Bannon Gets the Boot, Manmade Disaster
Saturday, August 19, 2017
Vol. 6, No. 220
Ten Little Indians: The long-rumored firing of President Trump’s extreme nationalist adviser Steve Bannon finally happened. Bannon joins the growing list of Trump’s original team, including his national security adviser, press secretary, and chief of staff who’ve been given the boot.
At no loss for what to do next, Bannon returned immediately to his old job, leading the evening editorial meeting for Breitbart News, the right-wing news website that made him a figure of national influence. Bannon was behind the declaration that the mainstream press is the enemy of America.
Bannon spoke to the Weekly Standard saying his departure is a complete game-changer for the administration. “The Trump presidency that we fought for, and won, is over,” Bannon said shortly after confirming his departure. “We still have a huge movement, and we will make something of this Trump presidency. But that presidency is over. It’ll be something else. And there’ll be all kinds of fights, and there’ll be good days and bad days, but that presidency is over.”
Bannon’s exit may have been hastened by his interview with The American Prospect in which he talked about a trade war with China and doing away with his enemies in government.
Bannon had nasty internal battles with other Trump aides, including son-in-law Jared Kushner, and can be expected to take them public in Breitbart.
“The populist-nationalist movement got a lot stronger today,” Alex Marlow, the editor in chief of Breitbart, said in a statement. The website’s headline crowed, “‘Populist Hero’ Stephen K. Bannon Returns Home to Breitbart.”
Abandon Ship: President Trump is getting hit from all sides about his Charlottesville remarks, including from a grieving mother and a former presidential candidate.
Add to that, the entire membership of the President’s Committee on the Arts and the Humanities announced their resignation.

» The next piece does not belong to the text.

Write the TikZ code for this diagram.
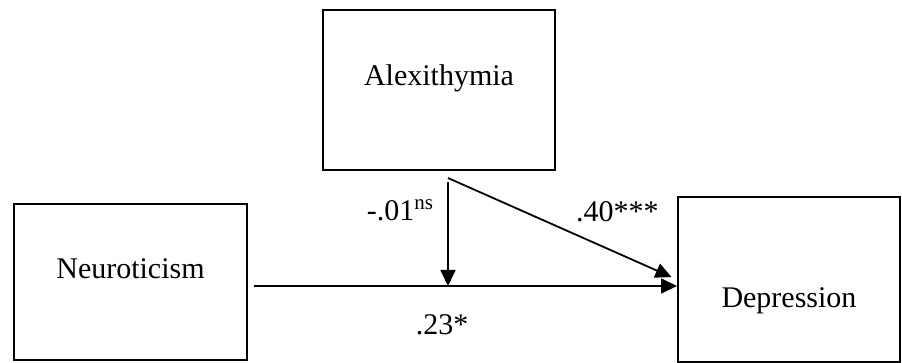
\documentclass[tikz,border=0pt]{standalone}
\usepackage{fontspec}
\setmainfont{Liberation Serif}
\usetikzlibrary{arrows.meta,positioning}

\begin{document}
\begin{tikzpicture}[x=0.5pt,y=-0.5pt,font=\fontsize{15pt}{18pt}\selectfont]
        \tikzset{
            construct/.style={
                draw=black,
                line width=1pt,
                minimum width=116pt,
                minimum height=80pt,
                inner sep=0pt
            },
            constructpath/.style={
                -{Triangle[length=8pt,width=7.5pt]},
                draw=black,
                line width=0.9pt
            },
            constructcoef/.style={inner sep=0pt}
        }
        \useasboundingbox (0,0) rectangle (902,363);

        \node[construct] (alex) at (439,90) {};
        \node[construct,minimum width=116.5pt,minimum height=78pt] (neuro) at (130.5,282) {};
        \node[construct,minimum width=111pt,minimum height=82.5pt] (depr) at (789,279.5) {};

        \node (alextext) at ([yshift=6pt]alex.center) {Alexithymia};
        \node (neurotext) at ([yshift=6.5pt]neuro.center) {Neuroticism};
        \node (deprtext) at ([yshift=-10.5pt]depr.center) {Depression};

        \coordinate (split) at ([xshift=4.5pt,yshift=-3.5pt]alex.south);
        \coordinate (tail) at ([xshift=3pt,yshift=-2pt]neuro.east);
        \coordinate (meet) at (split |- tail);

        \draw[constructpath] (tail) --
            node[pos=0.445,below=13.75pt,constructcoef]{.23*} (tail -| depr.west);
        \draw[constructpath] ([yshift=-2pt]split) --
            node[pos=0.27,left=6.5pt,constructcoef]{-.01\textsuperscript{ns}} (meet);
        \draw[constructpath,shorten >=3pt] (split) --
            node[pos=0.74,above=15pt,constructcoef]{.40***} (depr.west);
    \end{tikzpicture}
\end{document}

Susan Bro, the mother of the young woman killed in the Charlottesville demonstration, says the White House has called several times, but she won’t speak to President Trump. She said, “I saw an actual clip of him at a press conference equating the protesters like Ms. Heyer with the KKK and the white supremacists.”
Bro said, “You can’t wash this one away by shaking my hand and saying ‘I’m sorry. I’m not forgiving for that.’”
Former presidential candidate Mitt Romney attacked via Facebook saying, “Whether he intended to or not, what he communicated caused racists to rejoice, minorities to weep, and the vast heart of America to mourn.” Romney wrote, “His apologists strain to explain that he didn’t mean what we heard. But what we heard is now the reality, and unless it is addressed by the president as such, with unprecedented candor and strength, there may commence an unraveling of our national fabric.”
Nation: Six police officers were shot overnight, and one of them killed, in separate incidents in three cities. One officer was killed and another badly wounded, in Kissimmee, Fla. when the cops were responding to a report about drug activity. Two others were injured in Jacksonville responding to a suicide attempt. They killed a man with a rifle.
In Pennsylvania, two state troopers were shot and a suspect was killed.
Manmade Disaster: At least 450 people are now confirmed dead in Monday’s mudslide outside Freetown, Sierra Leone. Another 600 to 1,000 are missing, and there is little hope for their survival. It’s been a heartbreaking scene as friends and family mourn the missing. Entire families were wiped away.
Local journalist Umaru Fofana wrote for the BBC that it was largely a manmade disaster in a country that gets heavy rain. “Most of Freetown’s forest cover, which used to capture the rainfall, has been tampered with. The construction of houses is poorly regulated, and town planning is virtually non-existent.”
Out of Africa: Wayne Lotter, a South African dedicated to fighting elephant poaching, was murdered Wednesday in Tanzania’s port city of Dar es Salaam.
The Guardian newspaper reported that Lotter, 51, was being driven from the airport to his hotel when another vehicle stopped his taxi before two men opened his car door and shot him. Wildlife preservationists assume that Lotter was assassinated because of his work, but the police have offered no theories.